We know what it entails. Something that when we first find out- disgusts us. You wouldn’t be human if, aged fifteen, the thought of it didn’t confuse and repulse you in equal measure. Then you do it. Still a little grossed out. Then you receive it. AH YES! It all makes sense.
For starters you seldom see oral sex in films; unless of course it’s a porno that you’re watching. Strange isn’t it, you see full blown sex in the movies all the time, but a cheeky bit of fellatio? Never.
Then you remember back to your old school days. When you discussed the four bases; 1) kissing 2) touching 3) oral and 4) sex. In that order. I don’t know about you but I assumed that was the order leading to increasing pleasure? I assumed that as you moved through the bases each previous base diminished in value. My parents and others used to say as a warning mantra; “you know what all boys want…they want to get into your pants.” Pants, always pants. It was never, your mouth.
So it came somewhat as a shock to discover that oral sex is a biggie on the guy’s want list. Before sex, sometimes instead of sex and- surprisingly at the end of sex. The latter was something I certainly didn’t sign up for!
Let me get this right….you want a blowjob before we get down and dirty…and then just before the key moment you want us to interrupt (our mutually beneficial) sex in order for me to give you another blowjob (solely for your benefit) so that you can finish in my mouth??

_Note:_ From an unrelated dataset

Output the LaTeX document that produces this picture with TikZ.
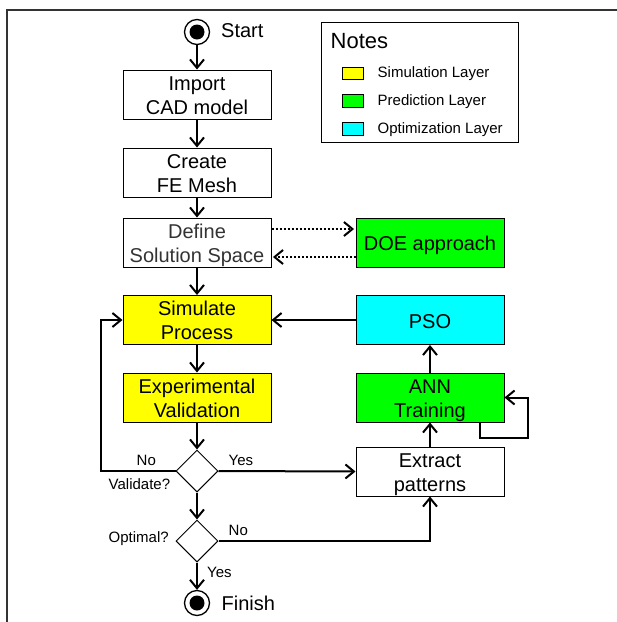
\documentclass[tikz,border=0pt]{standalone}
\usepackage{fontspec}
\setmainfont{Liberation Sans}
\usetikzlibrary{shapes.geometric,arrows.meta,calc}
\begin{document}
\begin{tikzpicture}[x=1pt,y=-1pt,
  box/.style={draw,line width=1pt,minimum width=148pt,minimum height=49pt,inner sep=0pt},
  txt/.style={anchor=base,inner sep=0pt,font=\fontsize{20}{24}\selectfont},
  dia/.style={draw,diamond,aspect=1,line width=1pt,minimum width=42pt,minimum height=42pt,inner sep=0pt},
  arr/.style={line width=2pt,-{Straight Barb[length=8.5pt,width=14pt,line width=2pt]}},
  dotarr/.style={line width=2pt,dotted,-{Straight Barb[length=8.5pt,width=14pt,line width=2pt,sep]}},
  lab/.style={anchor=base west,font=\fontsize{15}{18}\selectfont,inner sep=0pt},
  big/.style={anchor=base west,font=\fontsize{20}{24}\selectfont,inner sep=0pt},
  term/.style={circle,draw,line width=1.3pt,minimum size=25pt,inner sep=0pt}
]
\useasboundingbox (0,0) rectangle (617,622);
\definecolor{cy}{HTML}{FFFF00}
\definecolor{cg}{HTML}{00FF00}
\definecolor{cc}{HTML}{00FFFF}
% frame
\draw[line width=1.5pt,black!80] (617,10) coordinate (fr1) -- (7,10) coordinate (fr2) -- (7,622) coordinate (fr3);
% terminals
\node[term] (start) at (197,32) {};
\fill (start.center) circle (7.5);
\node[big] (starttxt) at (221,37.3) {Start};
\node[term] (finish) at (197,603) {};
\fill (finish.center) circle (7.5);
\node[big] (fintxt) at (221.5,610) {Finish};
% boxes
\node[box] (imp) at (197,94.5) {};
\node[txt] (imp1) at ($(imp.center)+(0,-4)$) {Import};
\node[txt] (imp2) at ($(imp.center)+(0,20)$) {CAD model};
\node[box] (cre) at (197,172.5) {};
\node[txt] (cre1) at ($(cre.center)+(0,-4)$) {Create};
\node[txt] (cre2) at ($(cre.center)+(0,20)$) {FE Mesh};
\node[box] (def) at (197,242.5) {};
\node[txt,text=black!80] (def1) at ($(def.center)+(0,-4.5)$) {Define};
\node[txt,text=black!80] (def2) at ($(def.center)+(0,19.5)$) {Solution Space};
\node[box,fill=cg] (doe) at (430,242.5) {};
\node[txt] (doe1) at ($(doe.center)+(0,7.5)$) {DOE approach};
\node[box,fill=cy] (sim) at (197,320) {};
\node[txt] (sim1) at ($(sim.center)+(0,-4.5)$) {Simulate};
\node[txt] (sim2) at ($(sim.center)+(0,19.5)$) {Process};
\node[box,fill=cc] (pso) at (430,320) {};
\node[txt] (pso1) at ($(pso.center)+(0,8)$) {PSO};
\node[box,fill=cy] (exp) at (197,397.5) {};
\node[txt] (exp1) at ($(exp.center)+(0,-4.5)$) {Experimental};
\node[txt] (exp2) at ($(exp.center)+(0,19.5)$) {Validation};
\node[box,fill=cg] (ann) at (430,397.5) {};
\node[txt] (ann1) at ($(ann.center)+(0,-4.5)$) {ANN};
\node[txt] (ann2) at ($(ann.center)+(0,19.5)$) {Training};
\node[box] (ext) at (430,471.5) {};
\node[txt] (ext1) at ($(ext.center)+(0,-4.5)$) {Extract};
\node[txt] (ext2) at ($(ext.center)+(0,19.5)$) {patterns};
\node[dia] (val) at (197,471) {};
\node[dia] (opt) at (197,541) {};
% labels
\node[lab] (l1) at (136.5,465) {No};
\node[lab] (l2) at (228.5,465) {Yes};
\node[lab] (l3) at (108.5,489.3) {Validate?};
\node[lab] (l4) at (228.5,535) {No};
\node[lab] (l5) at (108.5,542.7) {Optimal?};
\node[lab] (l6) at (207,577.3) {Yes};
% connectors
\draw[arr] (start) -- (imp);
\draw[arr] (imp) -- (cre);
\draw[arr] (cre) -- (def);
\draw[arr] (def) -- (sim);
\draw[arr] (sim) -- (exp);
\draw[arr] (exp) -- (val);
\draw[arr] (val) -- (opt);
\draw[arr] (opt) -- (finish);
\draw[dotarr] ($(def.east)+(0,-13.5)$) -- ($(doe.west)+(0,-13.5)$);
\draw[dotarr] ($(doe.west)+(0,14.5)$) -- ($(def.east)+(0,14.5)$);
\draw[arr] (pso) -- (sim);
\draw[arr] (ann) -- (pso);
\draw[arr] (ext) -- (ann);
\draw[arr] (val.east) -- (ext.west);
\draw[arr] (opt.east) -| (ext.south);
\draw[arr] (val.west) -- ++(-75,0) |- (sim.west);
\draw[arr] ($(ann.south east)+(-25,0)$) -- ++(0,15) -- ++(48,0) |- (ann.east);
% notes
\draw[line width=1pt] (321,22) rectangle (518,142);
\node[anchor=base west,inner sep=0pt,font=\fontsize{22}{26}\selectfont] (notes) at (330.5,48.3) {Notes};
\draw[line width=0.8pt,fill=cy] (342,67) rectangle (363,79);
\draw[line width=0.8pt,fill=cg] (342,94) rectangle (363,107);
\draw[line width=0.8pt,fill=cc] (342,122) rectangle (363,135);
\node[lab] (n1) at (377.5,77.5) {Simulation Layer};
\node[lab] (n2) at (377.5,105.2) {Prediction Layer};
\node[lab] (n3) at (377.5,133.3) {Optimization Layer};
\end{tikzpicture}
\end{document}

Remind me again, why they harped on about pregnancy during sexual education when this was the sort of behaviour I had yet to face? No risk of babies if I’m letting you finish in my mouth!
My school days were misguided. Base three is acceptable at
any ALL times. It need not follow or precede anything. Yes, yet another little shocker, for us ladies.
So, I thank you mum and dad, for the all girl convent education. You postponed my sexual development a little, put off the discovery of these five little sexual surprises for a few years…maybe, just maybe, your decision was smarter than I first thought.